American College of Physicians: Internal Medicine — Doctors for Adults ®


Physician groups unite for universal coverage

From the July/August 1999 ACP-ASIM Observer, copyright 1999 by the American College of Physicians-American Society of Internal Medicine.

ACP-ASIM is working with six other major medical associations to make universal coverage a key issue in next year's presidential and congressional elections.

At a Washington press conference in late June, the Physicians' Work Group on Universal Coverage, which is chaired by College President Whitney W. Addington, FACP, announced a campaign to move the plight of the uninsured to the forefront of the national political agenda. There are currently 43 million Americans with no health insurance, a figure that analysts say could reach 48 million by 2004 if no action is taken.

"The 2000 election gives us the opportunity to promote universal coverage as an issue, and the booming economy gives us the means to turn this wish into a reality," said Dr. Addington, who was the press conference's headline speaker. "There is no reason to delay any longer."
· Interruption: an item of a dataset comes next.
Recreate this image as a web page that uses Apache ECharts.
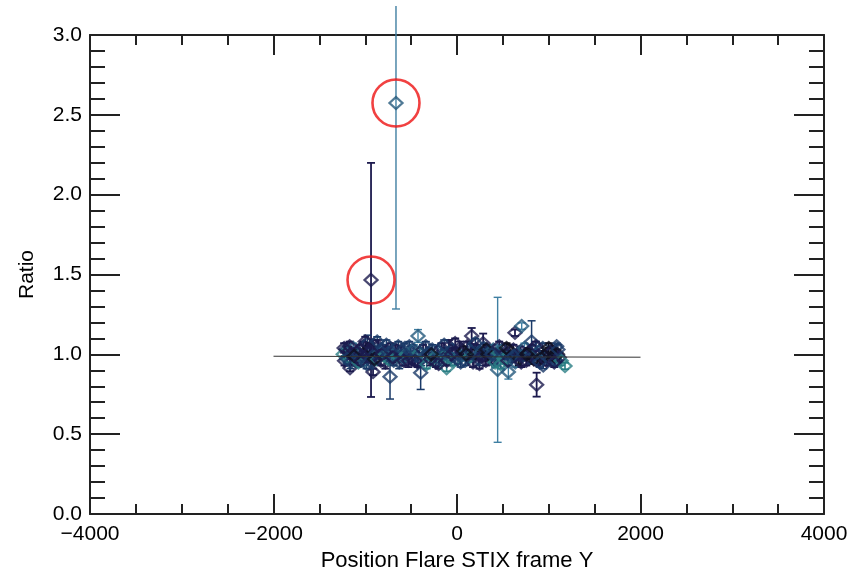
<!DOCTYPE html>
<html>
<head>
<meta charset="utf-8">
<script src="https://cdn.jsdelivr.net/npm/echarts@6/dist/echarts.min.js"></script>
<style>
  html, body { margin: 0; padding: 0; background: #ffffff; }
  #chart { width: 853px; height: 572px; }
</style>
</head>
<body>
<div id="chart"></div>
<script>
// Flare position (STIX frame Y) against measured ratio, with 1-sigma errors.
// flareSet selects the colour of each measurement.
const posY = [
  -937, -665, 443,
  -730, -396, -425, 160, 285, 632, 705, 813, 868, 560, -1166, -915, -113, 1177, 1086, 940,
  -1240, -1225, -1210, -1195, -1180, -1160, -1145, -1130, -1110, -1090, -1075, -1060, -1040, -1020,
  -1005, -990, -975, -960, -950, -930, -910, -895, -880, -860, -845, -830, -810, -795, -780, -760,
  -745, -725, -710, -690, -670, -650, -630, -610, -590, -570, -550, -530, -510, -490, -470, -450,
  -430, -410, -390, -370, -350, -330, -310, -290, -270, -250, -230, -210, -190, -170, -150, -130,
  -110, -90, -70, -50, -30, -10, 10, 30, 50, 70, 90, 110, 130, 150, 175, 195, 215, 235, 255, 275,
  295, 315, 335, 355, 375, 395, 415, 435, 455, 475, 495, 515, 535, 555, 575, 595, 615, 635, 655,
  675, 695, 715, 735, 755, 775, 795, 815, 835, 855, 875, 895, 915, 935, 955, 975, 995, 1015, 1035,
  1055, 1075, 1095, 1115, 1135,
  -1230, -1200, -1170, -1120, -1050, -1000, -985, -940, -900, -870, -820, -770, -700, -640, -580,
  -520, -460, -340, -280, -200, -140, -60, -20, 40, 100, 200, 245, 320, 380, 460, 540, 620, 700,
  760, 860, 900, 1000, 1060, 1100
];
const ratio = [
  1.466, 2.574, 0.903,
  0.86, 0.885, 1.115, 1.115, 1.07, 1.135, 1.177, 1.08, 0.81, 0.89, 0.914, 0.89, 0.914, 0.927, 1.05, 0.93,
  1.00, 0.96, 1.03, 0.98, 1.02, 0.95, 1.00, 1.04, 0.97, 1.01, 0.95, 1.03, 0.99, 1.05,
  0.96, 1.02, 1.07, 0.98, 1.04, 0.95, 1.06, 1.00, 0.97, 1.05, 1.01, 0.96, 1.03, 0.99, 0.95, 1.02,
  0.97, 1.04, 1.00, 0.96, 1.03, 0.99, 0.95, 1.02, 0.98, 1.04, 1.00, 0.96, 1.02, 0.97, 1.03, 0.99,
  0.95, 1.01, 0.97, 1.03, 0.99, 0.94, 1.01, 0.97, 1.03, 0.98, 0.95, 1.02, 0.97, 1.04, 0.99, 1.01,
  0.96, 1.05, 0.98, 1.03, 0.96, 1.01, 0.97, 1.04, 0.99, 1.02, 0.96, 1.05, 0.98, 1.02, 0.95, 1.00,
  1.03, 0.97, 1.01, 0.99, 1.04, 0.96, 1.00, 1.02, 0.97, 1.03, 0.95, 0.98, 1.01, 0.94, 1.03, 0.97,
  1.00, 0.96, 1.02, 0.98, 1.03, 0.95, 1.00, 0.97, 1.02, 0.99, 1.04, 0.96, 1.01, 0.98, 1.03, 0.97,
  1.00, 0.96, 1.02, 0.98, 1.04, 0.99, 0.96, 1.01, 0.97, 1.02, 0.99, 0.96, 1.00, 0.98, 0.96,
  1.04, 0.97, 1.05, 0.99, 0.96, 1.08, 0.94, 1.02, 0.97, 1.08, 1.00, 1.06, 0.98, 1.05, 0.96,
  1.05, 0.96, 1.05, 1.00, 0.94, 1.06, 1.00, 1.07, 0.95, 1.00, 1.07, 0.94, 1.03, 1.00, 1.05, 1.04, 0.99, 0.95,
  1.00, 1.05, 0.95, 1.04, 0.95, 1.03
];
const ratioErr = [
  0.733, 1.29, 0.454,
  0.14, 0.105, 0.04, 0.05, 0.06, 0.02, 0.02, 0.13, 0.075, 0.045, 0.02, 0.02, 0.02, 0.02, 0.02, 0.02,
  0.03, 0.03, 0.04, 0.03, 0.03, 0.04, 0.03, 0.03, 0.04, 0.03, 0.03, 0.03, 0.04, 0.03,
  0.03, 0.03, 0.05, 0.03, 0.03, 0.04, 0.03, 0.03, 0.03, 0.04, 0.03, 0.03, 0.03, 0.03, 0.04, 0.03,
  0.03, 0.03, 0.04, 0.03, 0.03, 0.03, 0.04, 0.03, 0.03, 0.03, 0.03, 0.04, 0.03, 0.03, 0.03, 0.03,
  0.03, 0.03, 0.04, 0.03, 0.03, 0.03, 0.03, 0.04, 0.03, 0.03, 0.03, 0.03, 0.04, 0.03, 0.03, 0.03,
  0.03, 0.04, 0.03, 0.03, 0.03, 0.03, 0.03, 0.04, 0.03, 0.03, 0.03, 0.03, 0.03, 0.04, 0.03, 0.03,
  0.03, 0.04, 0.03, 0.03, 0.03, 0.03, 0.04, 0.03, 0.03, 0.03, 0.03, 0.05, 0.03, 0.03, 0.03, 0.03,
  0.03, 0.03, 0.04, 0.03, 0.03, 0.03, 0.03, 0.04, 0.03, 0.03, 0.03, 0.03, 0.03, 0.04, 0.03, 0.03,
  0.03, 0.03, 0.03, 0.04, 0.03, 0.03, 0.03, 0.03, 0.04, 0.03, 0.03, 0.03, 0.03, 0.03, 0.03,
  0.03, 0.03, 0.03, 0.04, 0.03, 0.03, 0.03, 0.04, 0.03, 0.03, 0.03, 0.03, 0.03, 0.03, 0.03,
  0.03, 0.03, 0.03, 0.03, 0.03, 0.03, 0.04, 0.03, 0.03, 0.03, 0.03, 0.03, 0.03, 0.03, 0.03, 0.03, 0.03, 0.03,
  0.03, 0.03, 0.03, 0.03, 0.03, 0.03
];
const flareSet = [
  0, 2, 2,
  1, 1, 2, 0, 0, 0, 2, 1, 0, 2, 0, 0, 3, 3, 1, 1,
  3, 0, 1, 3, 0, 1, 0, 2, 0, 1, 3, 0, 1, 0,
  2, 0, 1, 0, 4, 1, 0, 1, 3, 0, 2, 0, 1, 3, 0, 1,
  3, 0, 2, 1, 0, 3, 1, 0, 2, 1, 3, 0, 1, 0, 2, 1,
  0, 3, 1, 0, 2, 3, 1, 0, 1, 3, 0, 2, 1, 0, 3, 1,
  0, 0, 2, 1, 3, 0, 1, 0, 2, 4, 1, 0, 3, 1, 0, 4,
  0, 1, 2, 0, 1, 0, 4, 1, 0, 2, 3, 1, 3, 3, 2, 3,
  1, 0, 4, 1, 0, 2, 1, 4, 0, 1, 2, 0, 4, 1, 0, 4,
  1, 0, 2, 4, 1, 4, 0, 4, 1, 0, 4, 1, 4, 0, 3,
  0, 1, 0, 4, 0, 0, 1, 0, 4, 1, 0, 1, 0, 1, 0,
  1, 0, 1, 4, 0, 1, 0, 0, 1, 4, 1, 0, 4, 1, 0, 4, 1, 0,
  4, 0, 1, 4, 0, 1
];
// measurements singled out with a red ring
const flaggedIdx = [0, 1];
// straight-line trend through the whole sample
const fitX = [-2000, 2000];
const fitRatio = [0.988, 0.982];

const xTickLabels = ['\u22124000', '\u22122000', '0', '2000', '4000'];
const yTickLabels = ['0.0', '0.5', '1.0', '1.5', '2.0', '2.5', '3.0'];

const palette = ['#1c1a4e', '#1a3a68', '#24597c', '#2a7e84', '#0f0f20'];
const barWidth = [1.8, 1.5, 1.4, 1.6, 1.8];
const FONT = 'Liberation Sans, Arial, Helvetica, sans-serif';
const AXIS_COLOR = '#222222';

const chart = echarts.init(document.getElementById('chart'), null, { renderer: 'canvas' });

const points = posY.map((x, i) => [x, ratio[i], ratioErr[i], flareSet[i]]);

function axisBase(extra) {
  return Object.assign({
    type: 'value',
    axisLine: { show: true, onZero: false, lineStyle: { color: AXIS_COLOR, width: 2 } },
    splitLine: { show: false },
    minorSplitLine: { show: false }
  }, extra);
}

const xTick = { show: true, inside: true, length: 20, lineStyle: { color: AXIS_COLOR, width: 2 } };
const xMinor = { show: true, splitNumber: 4, length: 10, lineStyle: { color: AXIS_COLOR, width: 2 } };
const yTick = { show: true, inside: true, length: 30, lineStyle: { color: AXIS_COLOR, width: 2 } };
const yMinor = { show: true, splitNumber: 5, length: 15, lineStyle: { color: AXIS_COLOR, width: 2 } };

const option = {
  animation: false,
  backgroundColor: '#ffffff',
  grid: { left: 90, right: 29, top: 35, bottom: 58, containLabel: false, outerBoundsMode: 'none' },
  xAxis: [
    axisBase({
      position: 'bottom', min: -4000, max: 4000, interval: 2000,
      axisTick: xTick, minorTick: xMinor,
      axisLabel: {
        show: true, color: '#000', fontSize: 21, fontFamily: FONT, margin: 10,
        formatter: (v) => xTickLabels[Math.round((v + 4000) / 2000)]
      },
      name: 'Position Flare STIX frame Y', nameLocation: 'middle', nameGap: 29,
      nameTextStyle: { color: '#000', fontSize: 22, fontFamily: FONT }
    }),
    axisBase({
      position: 'top', min: -4000, max: 4000, interval: 2000,
      axisTick: xTick, minorTick: xMinor,
      axisLabel: { show: false }
    })
  ],
  yAxis: [
    axisBase({
      position: 'left', min: 0, max: 3, interval: 0.5,
      axisTick: yTick, minorTick: yMinor,
      axisLabel: {
        show: true, color: '#000', fontSize: 21, fontFamily: FONT, margin: 8,
        formatter: (v) => yTickLabels[Math.round(v / 0.5)]
      },
      name: 'Ratio', nameLocation: 'middle', nameGap: 52, nameRotate: 90,
      nameTextStyle: { color: '#000', fontSize: 21, fontFamily: FONT }
    }),
    axisBase({
      position: 'right', min: 0, max: 3, interval: 0.5,
      axisTick: yTick, minorTick: yMinor,
      axisLabel: { show: false }
    })
  ],
  series: [
    {
      // vertical error bars with short end caps
      type: 'custom',
      xAxisIndex: 0, yAxisIndex: 0,
      clip: false,
      data: points,
      encode: { x: 0, y: 1 },
      z: 2,
      renderItem: function (params, api) {
        const x = api.value(0), y = api.value(1), e = api.value(2), g = api.value(3);
        const hi = api.coord([x, y + e]);
        const lo = api.coord([x, y - e]);
        const cs = params.coordSys;
        const color = g === 2 ? '#3f7fa2' : palette[g];
        const lw = barWidth[g];
        const cap = 4;
        const topPix = Math.max(hi[1], 6);
        const children = [
          { type: 'line', shape: { x1: hi[0], y1: topPix, x2: lo[0], y2: lo[1] }, style: { stroke: color, lineWidth: lw } },
          { type: 'line', shape: { x1: lo[0] - cap, y1: lo[1], x2: lo[0] + cap, y2: lo[1] }, style: { stroke: color, lineWidth: lw } }
        ];
        if (hi[1] >= cs.y - 1) {
          children.push({ type: 'line', shape: { x1: hi[0] - cap, y1: hi[1], x2: hi[0] + cap, y2: hi[1] }, style: { stroke: color, lineWidth: lw } });
        }
        return { type: 'group', children: children };
      }
    },
    {
      type: 'scatter',
      xAxisIndex: 0, yAxisIndex: 0,
      symbol: 'diamond',
      symbolSize: [13, 12],
      z: 3,
      data: points.map((p) => ({
        value: p,
        itemStyle: { color: 'rgba(0,0,0,0)', borderColor: palette[p[3]], borderWidth: 2.3 }
      }))
    },
    {
      type: 'line',
      xAxisIndex: 0, yAxisIndex: 0,
      symbol: 'none',
      z: 4,
      lineStyle: { color: '#333333', width: 1 },
      data: fitX.map((x, i) => [x, fitRatio[i]])
    },
    {
      type: 'scatter',
      xAxisIndex: 0, yAxisIndex: 0,
      symbol: 'circle',
      symbolSize: 47,
      z: 5,
      itemStyle: { color: 'rgba(0,0,0,0)', borderColor: '#ee1111', borderWidth: 2.6 },
      data: flaggedIdx.map((i) => [posY[i], ratio[i]])
    }
  ]
};

chart.setOption(option);
</script>
</body>
</html>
In a statement, Dr. Addington announced that the ACP-ASIM Board of Regents will consider a plan this month to devote $1 million of College funds to promote the issue of universal coverage during the upcoming elections. That money would support educational efforts; paid advertising for public affairs campaigns; polls, studies and conferences; and grassroots efforts to help mobilize College chapters and patients to convince candidates to take a stand on universal coverage.
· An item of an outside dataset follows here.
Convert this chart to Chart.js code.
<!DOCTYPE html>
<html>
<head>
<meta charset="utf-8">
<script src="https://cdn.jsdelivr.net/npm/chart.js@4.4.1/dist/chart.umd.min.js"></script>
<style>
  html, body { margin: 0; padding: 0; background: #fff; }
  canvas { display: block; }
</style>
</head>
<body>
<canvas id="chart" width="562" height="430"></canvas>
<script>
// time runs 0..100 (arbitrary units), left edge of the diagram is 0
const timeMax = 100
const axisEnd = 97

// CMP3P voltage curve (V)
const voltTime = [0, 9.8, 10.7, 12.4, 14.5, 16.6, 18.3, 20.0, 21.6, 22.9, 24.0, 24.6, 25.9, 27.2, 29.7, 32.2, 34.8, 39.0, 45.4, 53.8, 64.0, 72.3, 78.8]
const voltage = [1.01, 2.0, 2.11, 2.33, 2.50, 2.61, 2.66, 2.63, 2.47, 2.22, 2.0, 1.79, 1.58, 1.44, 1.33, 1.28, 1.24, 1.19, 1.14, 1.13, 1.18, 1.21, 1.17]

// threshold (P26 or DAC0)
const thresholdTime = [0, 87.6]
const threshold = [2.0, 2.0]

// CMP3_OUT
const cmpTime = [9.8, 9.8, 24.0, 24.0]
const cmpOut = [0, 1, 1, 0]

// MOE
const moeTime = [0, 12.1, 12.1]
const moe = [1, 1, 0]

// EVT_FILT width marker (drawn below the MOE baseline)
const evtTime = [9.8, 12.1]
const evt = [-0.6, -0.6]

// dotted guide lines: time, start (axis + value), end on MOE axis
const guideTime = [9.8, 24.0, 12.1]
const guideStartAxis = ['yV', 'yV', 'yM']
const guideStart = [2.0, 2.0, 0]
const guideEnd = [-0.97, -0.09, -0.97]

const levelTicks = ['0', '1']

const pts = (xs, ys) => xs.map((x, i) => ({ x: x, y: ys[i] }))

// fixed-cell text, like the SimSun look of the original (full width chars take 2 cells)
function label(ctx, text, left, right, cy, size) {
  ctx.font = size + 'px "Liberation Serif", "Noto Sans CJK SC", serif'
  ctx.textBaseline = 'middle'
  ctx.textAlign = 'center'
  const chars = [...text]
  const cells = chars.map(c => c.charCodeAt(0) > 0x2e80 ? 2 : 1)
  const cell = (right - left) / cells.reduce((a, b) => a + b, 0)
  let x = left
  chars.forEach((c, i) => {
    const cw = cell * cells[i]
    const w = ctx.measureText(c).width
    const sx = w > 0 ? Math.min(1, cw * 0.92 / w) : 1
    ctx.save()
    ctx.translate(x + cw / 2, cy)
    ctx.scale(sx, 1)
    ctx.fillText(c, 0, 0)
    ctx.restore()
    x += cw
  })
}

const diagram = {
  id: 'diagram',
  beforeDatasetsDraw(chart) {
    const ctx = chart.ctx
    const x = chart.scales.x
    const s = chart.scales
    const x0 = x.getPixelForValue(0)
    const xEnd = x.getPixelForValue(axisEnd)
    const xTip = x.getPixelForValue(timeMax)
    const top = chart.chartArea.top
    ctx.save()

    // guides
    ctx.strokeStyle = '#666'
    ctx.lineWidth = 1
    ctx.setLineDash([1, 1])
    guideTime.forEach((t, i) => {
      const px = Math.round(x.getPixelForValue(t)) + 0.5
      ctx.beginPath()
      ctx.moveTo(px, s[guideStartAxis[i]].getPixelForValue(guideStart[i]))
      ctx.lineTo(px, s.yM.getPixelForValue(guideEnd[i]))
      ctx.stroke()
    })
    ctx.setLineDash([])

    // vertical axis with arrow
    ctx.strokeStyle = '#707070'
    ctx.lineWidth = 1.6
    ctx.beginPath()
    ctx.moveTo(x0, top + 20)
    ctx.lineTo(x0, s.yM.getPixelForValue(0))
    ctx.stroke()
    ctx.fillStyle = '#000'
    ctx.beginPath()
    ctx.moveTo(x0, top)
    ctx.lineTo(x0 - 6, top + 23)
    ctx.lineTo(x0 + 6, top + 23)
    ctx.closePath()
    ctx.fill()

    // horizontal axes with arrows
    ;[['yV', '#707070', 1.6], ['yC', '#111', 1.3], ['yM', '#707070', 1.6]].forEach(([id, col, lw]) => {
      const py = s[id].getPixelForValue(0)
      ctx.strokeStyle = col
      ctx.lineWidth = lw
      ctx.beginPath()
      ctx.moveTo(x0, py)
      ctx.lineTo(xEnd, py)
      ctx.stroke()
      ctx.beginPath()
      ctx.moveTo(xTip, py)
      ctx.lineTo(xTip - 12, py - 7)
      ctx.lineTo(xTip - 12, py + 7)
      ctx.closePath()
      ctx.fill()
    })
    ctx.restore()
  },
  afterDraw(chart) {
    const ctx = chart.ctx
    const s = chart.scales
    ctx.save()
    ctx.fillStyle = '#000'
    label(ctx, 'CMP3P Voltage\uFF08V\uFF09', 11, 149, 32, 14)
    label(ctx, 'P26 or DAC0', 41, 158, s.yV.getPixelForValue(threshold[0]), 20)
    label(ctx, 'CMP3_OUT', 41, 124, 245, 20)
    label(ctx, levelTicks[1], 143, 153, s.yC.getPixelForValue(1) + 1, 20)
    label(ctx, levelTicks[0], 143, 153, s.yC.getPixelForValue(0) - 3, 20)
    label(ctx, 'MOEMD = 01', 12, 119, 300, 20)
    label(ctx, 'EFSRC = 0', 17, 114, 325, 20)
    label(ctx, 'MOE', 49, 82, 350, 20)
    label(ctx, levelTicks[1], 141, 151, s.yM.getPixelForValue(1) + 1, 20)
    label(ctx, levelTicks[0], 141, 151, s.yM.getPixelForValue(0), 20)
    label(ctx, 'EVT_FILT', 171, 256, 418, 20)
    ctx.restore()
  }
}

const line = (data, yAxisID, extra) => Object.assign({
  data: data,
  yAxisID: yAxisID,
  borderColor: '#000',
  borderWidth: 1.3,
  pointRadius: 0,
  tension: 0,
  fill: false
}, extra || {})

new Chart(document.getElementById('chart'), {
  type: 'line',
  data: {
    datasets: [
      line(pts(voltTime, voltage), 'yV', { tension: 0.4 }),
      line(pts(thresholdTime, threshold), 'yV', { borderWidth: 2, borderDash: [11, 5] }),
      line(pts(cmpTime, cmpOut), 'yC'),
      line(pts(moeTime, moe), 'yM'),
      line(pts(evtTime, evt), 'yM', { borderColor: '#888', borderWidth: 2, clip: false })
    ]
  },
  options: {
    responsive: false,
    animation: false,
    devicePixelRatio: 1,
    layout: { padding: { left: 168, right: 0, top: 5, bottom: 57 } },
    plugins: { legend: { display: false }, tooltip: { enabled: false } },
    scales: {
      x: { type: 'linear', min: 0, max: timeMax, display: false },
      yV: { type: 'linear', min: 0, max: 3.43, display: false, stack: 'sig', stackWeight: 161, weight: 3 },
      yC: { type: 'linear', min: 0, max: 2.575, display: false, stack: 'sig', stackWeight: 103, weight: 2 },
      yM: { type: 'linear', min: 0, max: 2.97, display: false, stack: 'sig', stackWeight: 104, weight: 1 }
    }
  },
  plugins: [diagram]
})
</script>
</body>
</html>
According to Dr. Addington, the coalition's other medical societies—the AMA, the American Academy of Family Physicians (AAFP), the American Academy of Pedi-atrics, the American College of Emergency Physicians, the American College of Obstetricians and Gynecologists, and the American College of Surgeons—will also contribute financial and organizational resources.

Guiding principles

In addition to providing funding, coalition members have agreed on the following three key concepts:

  • All Americans must have health care coverage.
  • That coverage should offer quality benefits.
  • Medical necessity should be based on generally accepted standards of medical practice that are supported by outcomes-based evidence.

While several of the coalition's member groups have in the past suggested different ways to solve the problem of the uninsured—the College unveiled a tax credit proposal in April, for example—they are united in challenging political leaders to pledge their support for universal coverage.
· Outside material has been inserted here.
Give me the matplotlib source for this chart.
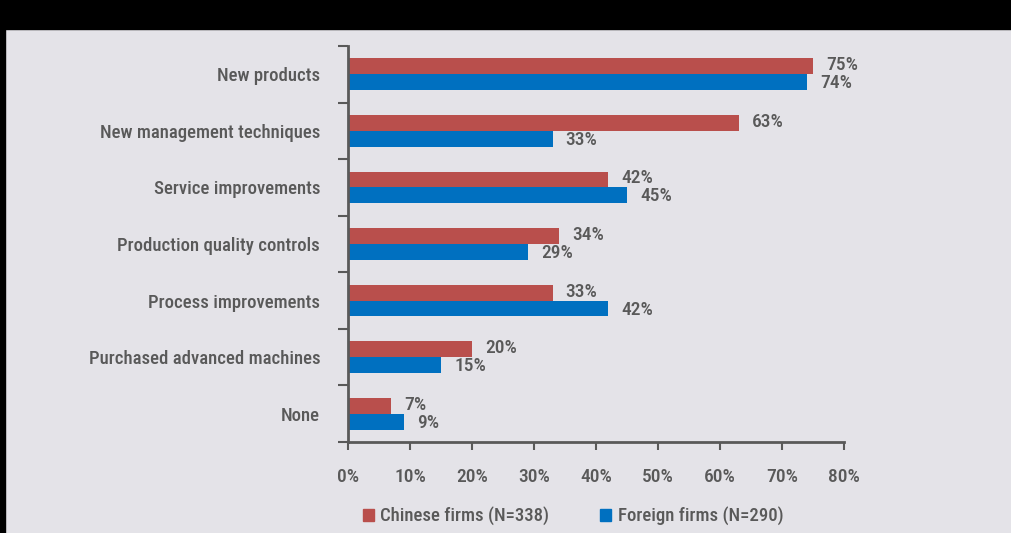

The coalition's leaders are hoping that their show of unity will help kick start interest in the problem of the uninsured. Since the demise of the Clinton health plan, policy-makers have shied away from comprehensive plans that address the lack of coverage.

"The way it looks now, no candidate may be willing to make the status of health insurance availability to Americans a major part of their agenda," said Robert Graham, MD, AAFP executive vice president. While there have been some recent efforts to extend coverage to children and to craft a patients' bill of rights, he said that the country appears to be "losing ground" when it comes to giving everyone basic health care benefits.

Preparing for elections

While organizers said it was purely coincidental that the coalition held its inaugural press conference on the same day that presidential contenders were arriving in Iowa, the timing may be a good indication of how the coalition plans to operate. Robert B. Doherty, the College's Senior Vice President for Governmental Affairs and Public Policy, emphasized that the upcoming presidential race was a critical factor in the formation of the coalition and will be a key target of its national advocacy efforts.

"Decisions about what issues will be top-tier issues in the presidential and congressional campaigns are being made right now," Mr. Doherty said. "We are trying to influence the candidacies of both parties, particularly on the presidential level."

He was also quick to point out that the June press conference was not a "one-shot deal" held simply to highlight the problems of the uninsured, but the start of an 18-month-long campaign which will include subsequent press events in states with key presidential and congressional primaries.

Mr. Doherty also noted that recent calls for universal coverage by other health care organizations—the Catholic Health Association called for universal coverage in May—are a sign that access to care is becoming a focal point of health care stakeholders. "But there's a lag," he said. "The stakeholders are ahead of the policy-makers."

Coalition leaders are hopeful that with their influence they can bring politics—and even others in health care—up to speed. In a telephone interview, Dr. Addington acknowledged that some physicians still tend to think that the lack of health care coverage merely translates into longer waiting times at emergency rooms. He added, however, that many more physicians now recognize that the growing number of the uninsured represents a public health disaster.

"Cutting across all socioeconomic status indicators, your outcomes are worse if you're uninsured," said Dr. Addington, who likened the effects of the lack of insurance to a lack of vaccinations or the impact of drug abuse. "Every physician has patients who don't seek care until it's very late or who don't fill prescriptions or follow recommendations, because they can't afford to.